I originally went for watercooling when my only PC was in the living room underneath the TV. It was used for everything - TV, gaming, and the occasional bit of Word/Excel etc. It lived in a desktop-style HTPC case, and space within it was very cramped. Because of this, when load was put on it under gaming, or even for example playback of a full-HD video, the temperature would increase, and the coolers I had on the Q6600 and the 8800GT would get very noisy.

I therefore purchased a GPU block, a CPU block, a pump and a 360 radiator, and I was able to cool all of this to a very reasonable standard (maxing out at around 55 degrees after a period of prolonged use), mounting the radiator behind the TV, and using just a single 120mm fan, so the noise was instantly removed.

The same system is now running back on air (but under much less stress and noise!), but I've moved my watercooling to my gaming rig (i5-2500k @ 4.3GHz and an HD6850), and the lack of noise is brilliant - the loudest thing in my rig is my hard drive.

I wouldn't go back to air for my main PC, and if I had a bit of spare cash, I'd watercool my HTPC again so that it will be just as silent again!
 
im waiting for my water cooling kit too come been shipped so will be here friday,its gonna be my 1st play with water in a pc,i spent a few weeks reading etc and decided on getting a kit with it working out cheaper and been my 1st time,was gonna get the XSPC Rasa RX240 if i waited a few months but i managed too get some money together and went for....

http://www.overclockers.co.uk/showproduct.php?prodid=WC-077-XS&groupid=962&catid=1532&subcat=

only gonna be cooling the CPU i5 2500k so should be ok for that will upgrade later when more money and more confidence
but getting a kit is a good starting point for us 1st timers
 
Noise and superior cooling performance, you can probably throw cosmetics into the 'pros' as well. Only real con is price, costs can creep up on you.

To put it into comparison vs. air with the same spec as my sig:

Air: Total of 7 fans + 2 x GPU fans, so 9 fans all at full speed - Noisy
CPU = 70-75c stress, 60+c gaming
GPU's = 75-80c stree, 70+c gaming

Water: Total of 8 fans, mostly low RPM, off most of the time.

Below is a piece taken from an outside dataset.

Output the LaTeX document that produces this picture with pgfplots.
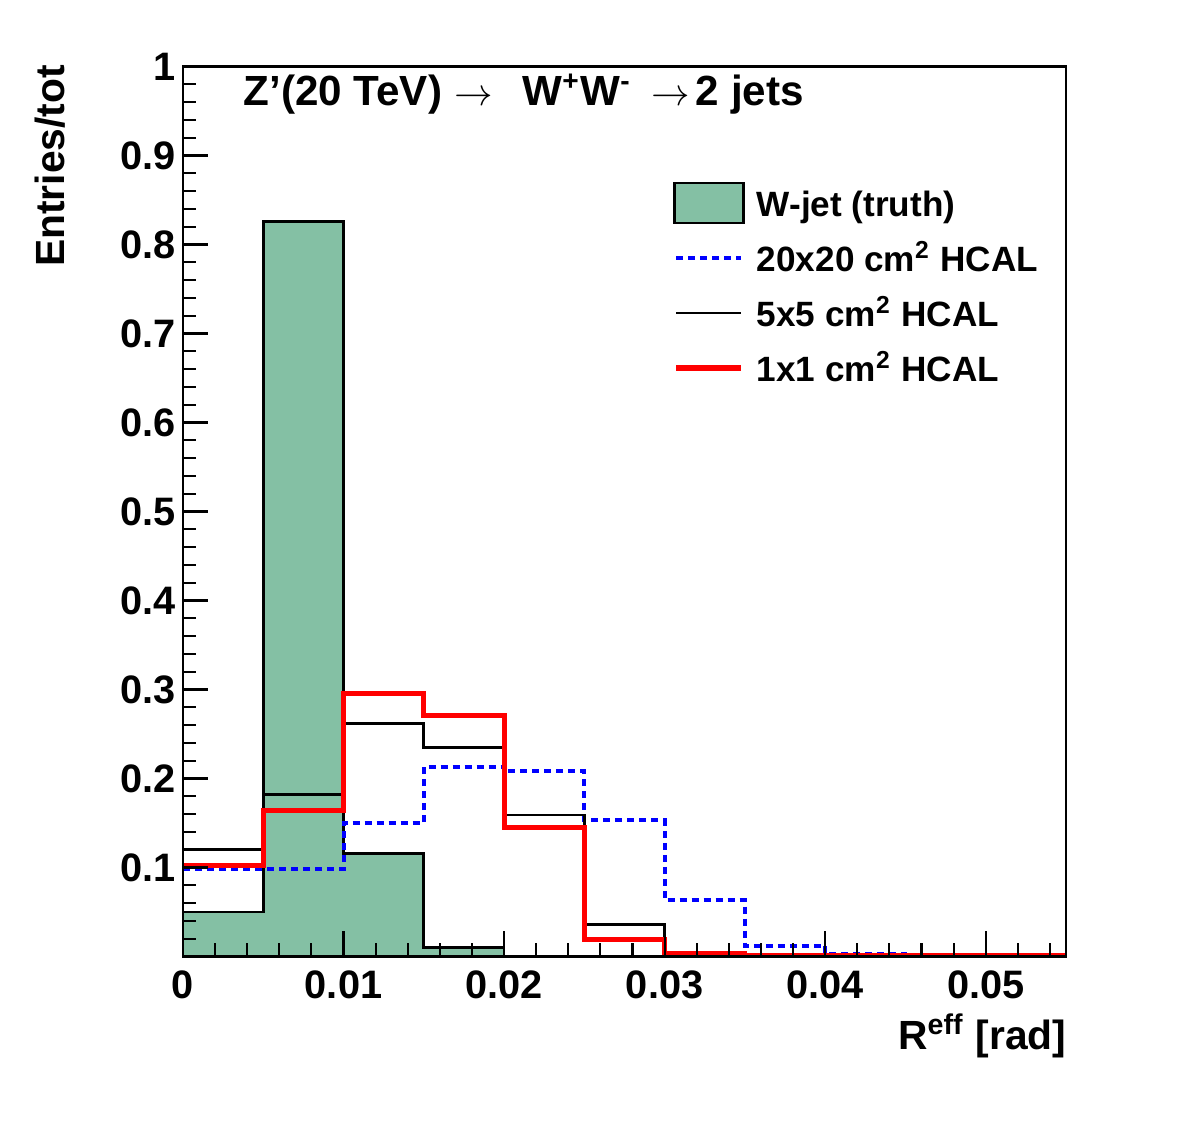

Quiet, HDD and PSU are the loudest things in my case.
CPU = 45-50c stress, 35-40c gaming
GPU's = ~42c stress, 32-38c stress.

Edit: I'll probably never go air again.
 
What I've learned myself is if you buy a gfx card shortly after its launch, get a water block for it the same time or soon after so you get the most use out of it, it's most likely not going to fit your next card :p My setup uses 2 zalman resorator passive cooling towers for silence, wish I'd done it a long time ago, it wasn't cheap but the noise reduction has made such a difference.